▸ YOUR TASK: Copy all of the material exactly. Pictures are not to appear in the copy.

▸ DATA EXTRACT:
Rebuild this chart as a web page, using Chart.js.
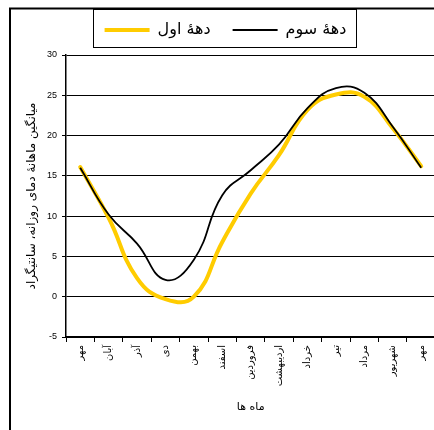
<!DOCTYPE html>
<html>
<head>
<meta charset="utf-8">
<script src="https://cdn.jsdelivr.net/npm/chart.js@4.4.0/dist/chart.umd.min.js"></script>
<style>
  html, body { margin: 0; padding: 0; background: #fff; overflow: hidden; width: 434px; height: 430px; }
  #chart { position: absolute; left: 0; top: 0; }
</style>
</head>
<body>
<canvas id="chart" width="440" height="430"></canvas>
<script>
// Months (Persian calendar), starting and ending at Mehr
const months = ['مهر', 'آبان', 'آذر', 'دی', 'بهمن', 'اسفند', 'فروردین', 'اردیبهشت', 'خرداد', 'تیر', 'مرداد', 'شهریور', 'مهر'];

// monthly mean of daily temperature, first decade (yellow)
const decadeFirst = [16.1, 9.8, 2.3, -0.3, 0.0, 6.8, 12.8, 17.6, 23.2, 25.1, 24.8, 20.9, 16.2];
// third decade (black)
const decadeThird = [16.0, 10.2, 6.6, 2.1, 4.6, 12.6, 15.7, 18.9, 23.4, 25.9, 25.3, 21.1, 16.0];

const yTicks = [-5, 0, 5, 10, 15, 20, 25, 30];

const labelFirst = 'دهۀ اول';
const labelThird = 'دهۀ سوم';
const yTitle = 'میانگین ماهانۀ دمای روزانه، سانتیگراد';
const xTitle = 'ماه ها';

const faFont = "'DejaVu Sans', sans-serif";
const numFont = "'Liberation Sans', Arial, sans-serif";

// outer frame + box round the legend
const framePlugin = {
  id: 'frame',
  afterDraw(chart) {
    const ctx = chart.ctx;
    ctx.save();
    ctx.strokeStyle = '#000';
    ctx.lineWidth = 2;
    ctx.beginPath();
    ctx.moveTo(10, 430);
    ctx.lineTo(10, 8.5);
    ctx.lineTo(440, 8.5);
    ctx.stroke();

    const hb = chart.legend.legendHitBoxes;
    if (hb && hb.length) {
      const left = Math.min(...hb.map(h => h.left)) - 12;
      const right = Math.max(...hb.map(h => h.left + h.width)) + 9;
      const top = hb[0].top - 13;
      const bottom = hb[0].top + 25;
      ctx.lineWidth = 1;
      ctx.strokeRect(Math.round(left) + 0.5, Math.round(top) + 0.5, Math.round(right - left), Math.round(bottom - top));
    }
    ctx.restore();
  }
};

new Chart(document.getElementById('chart'), {
  type: 'line',
  data: {
    labels: months,
    datasets: [
      {
        label: labelThird,
        data: decadeThird,
        borderColor: '#000',
        backgroundColor: '#000',
        borderWidth: 1.8,
        tension: 0.45,
        pointRadius: 0,
        fill: false,
      },
      {
        label: labelFirst,
        data: decadeFirst,
        borderColor: '#FFCC00',
        backgroundColor: '#FFCC00',
        borderWidth: 4,
        borderCapStyle: 'round',
        borderJoinStyle: 'round',
        tension: 0.45,
        pointRadius: 0,
        fill: false,
      },
    ],
  },
  options: {
    responsive: false,
    animation: false,
    devicePixelRatio: 1,
    layout: { padding: { left: 15.6, right: 4.6, top: 0, bottom: 0 } },
    plugins: {
      legend: {
        position: 'top',
        weight: 3000,
        reverse: true,
        labels: {
          usePointStyle: true,
          pointStyle: 'line',
          pointStyleWidth: 45,
          padding: 22,
          color: '#000',
          font: { family: faFont, size: 16 },
        },
      },
      // empty title used as a gap between legend and plot
      title: { display: true, text: '', font: { size: 1 }, padding: { top: 0, bottom: 5.8 } },
      tooltip: { enabled: false },
    },
    scales: {
      x: {
        offset: true,
        grid: { offset: true, drawOnChartArea: false, drawTicks: true, tickLength: 5, color: '#000' },
        border: { color: '#000', width: 1.5 },
        ticks: {
          autoSkip: false,
          minRotation: 90,
          maxRotation: 90,
          padding: 3,
          color: '#000',
          font: { family: faFont, size: 10 },
        },
        title: {
          display: true,
          text: xTitle,
          color: '#000',
          font: { family: faFont, size: 11 },
          padding: { top: 0, bottom: 16.4 },
        },
        afterFit(scale) { scale.height = 93; },
      },
      y: {
        min: -5,
        max: 30,
        afterBuildTicks(scale) { scale.ticks = yTicks.map(v => ({ value: v })); },
        grid: { color: '#000', lineWidth: 1, tickLength: 4 },
        border: { color: '#000', width: 1.5 },
        ticks: { color: '#000', padding: 5, font: { family: numFont, size: 9 } },
        title: {
          display: true,
          text: yTitle,
          color: '#000',
          font: { family: faFont, size: 12 },
          padding: { top: 9.2, bottom: 0 },
        },
        afterFit(scale) { scale.width = 50.4; },
      },
    },
  },
  plugins: [framePlugin],
});
</script>
</body>
</html>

▸ PROBLEM SOLUTION:
Rebuild this chart as a web page, using Chart.js.
<!DOCTYPE html>
<html>
<head>
<meta charset="utf-8">
<script src="https://cdn.jsdelivr.net/npm/chart.js@4.4.0/dist/chart.umd.min.js"></script>
<style>
  html, body { margin: 0; padding: 0; background: #fff; overflow: hidden; width: 434px; height: 430px; }
  #chart { position: absolute; left: 0; top: 0; }
</style>
</head>
<body>
<canvas id="chart" width="440" height="430"></canvas>
<script>
// Months (Persian calendar), starting and ending at Mehr
const months = ['مهر', 'آبان', 'آذر', 'دی', 'بهمن', 'اسفند', 'فروردین', 'اردیبهشت', 'خرداد', 'تیر', 'مرداد', 'شهریور', 'مهر'];

// monthly mean of daily temperature, first decade (yellow)
const decadeFirst = [16.1, 9.8, 2.3, -0.3, 0.0, 6.8, 12.8, 17.6, 23.2, 25.1, 24.8, 20.9, 16.2];
// third decade (black)
const decadeThird = [16.0, 10.2, 6.6, 2.1, 4.6, 12.6, 15.7, 18.9, 23.4, 25.9, 25.3, 21.1, 16.0];

const yTicks = [-5, 0, 5, 10, 15, 20, 25, 30];

const labelFirst = 'دهۀ اول';
const labelThird = 'دهۀ سوم';
const yTitle = 'میانگین ماهانۀ دمای روزانه، سانتیگراد';
const xTitle = 'ماه ها';

const faFont = "'DejaVu Sans', sans-serif";
const numFont = "'Liberation Sans', Arial, sans-serif";

// outer frame + box round the legend
const framePlugin = {
  id: 'frame',
  afterDraw(chart) {
    const ctx = chart.ctx;
    ctx.save();
    ctx.strokeStyle = '#000';
    ctx.lineWidth = 2;
    ctx.beginPath();
    ctx.moveTo(10, 430);
    ctx.lineTo(10, 8.5);
    ctx.lineTo(440, 8.5);
    ctx.stroke();

    const hb = chart.legend.legendHitBoxes;
    if (hb && hb.length) {
      const left = Math.min(...hb.map(h => h.left)) - 12;
      const right = Math.max(...hb.map(h => h.left + h.width)) + 9;
      const top = hb[0].top - 13;
      const bottom = hb[0].top + 25;
      ctx.lineWidth = 1;
      ctx.strokeRect(Math.round(left) + 0.5, Math.round(top) + 0.5, Math.round(right - left), Math.round(bottom - top));
    }
    ctx.restore();
  }
};

new Chart(document.getElementById('chart'), {
  type: 'line',
  data: {
    labels: months,
    datasets: [
      {
        label: labelThird,
        data: decadeThird,
        borderColor: '#000',
        backgroundColor: '#000',
        borderWidth: 1.8,
        tension: 0.45,
        pointRadius: 0,
        fill: false,
      },
      {
        label: labelFirst,
        data: decadeFirst,
        borderColor: '#FFCC00',
        backgroundColor: '#FFCC00',
        borderWidth: 4,
        borderCapStyle: 'round',
        borderJoinStyle: 'round',
        tension: 0.45,
        pointRadius: 0,
        fill: false,
      },
    ],
  },
  options: {
    responsive: false,
    animation: false,
    devicePixelRatio: 1,
    layout: { padding: { left: 15.6, right: 4.6, top: 0, bottom: 0 } },
    plugins: {
      legend: {
        position: 'top',
        weight: 3000,
        reverse: true,
        labels: {
          usePointStyle: true,
          pointStyle: 'line',
          pointStyleWidth: 45,
          padding: 22,
          color: '#000',
          font: { family: faFont, size: 16 },
        },
      },
      // empty title used as a gap between legend and plot
      title: { display: true, text: '', font: { size: 1 }, padding: { top: 0, bottom: 5.8 } },
      tooltip: { enabled: false },
    },
    scales: {
      x: {
        offset: true,
        grid: { offset: true, drawOnChartArea: false, drawTicks: true, tickLength: 5, color: '#000' },
        border: { color: '#000', width: 1.5 },
        ticks: {
          autoSkip: false,
          minRotation: 90,
          maxRotation: 90,
          padding: 3,
          color: '#000',
          font: { family: faFont, size: 10 },
        },
        title: {
          display: true,
          text: xTitle,
          color: '#000',
          font: { family: faFont, size: 11 },
          padding: { top: 0, bottom: 16.4 },
        },
        afterFit(scale) { scale.height = 93; },
      },
      y: {
        min: -5,
        max: 30,
        afterBuildTicks(scale) { scale.ticks = yTicks.map(v => ({ value: v })); },
        grid: { color: '#000', lineWidth: 1, tickLength: 4 },
        border: { color: '#000', width: 1.5 },
        ticks: { color: '#000', padding: 5, font: { family: numFont, size: 9 } },
        title: {
          display: true,
          text: yTitle,
          color: '#000',
          font: { family: faFont, size: 12 },
          padding: { top: 9.2, bottom: 0 },
        },
        afterFit(scale) { scale.width = 50.4; },
      },
    },
  },
  plugins: [framePlugin],
});
</script>
</body>
</html>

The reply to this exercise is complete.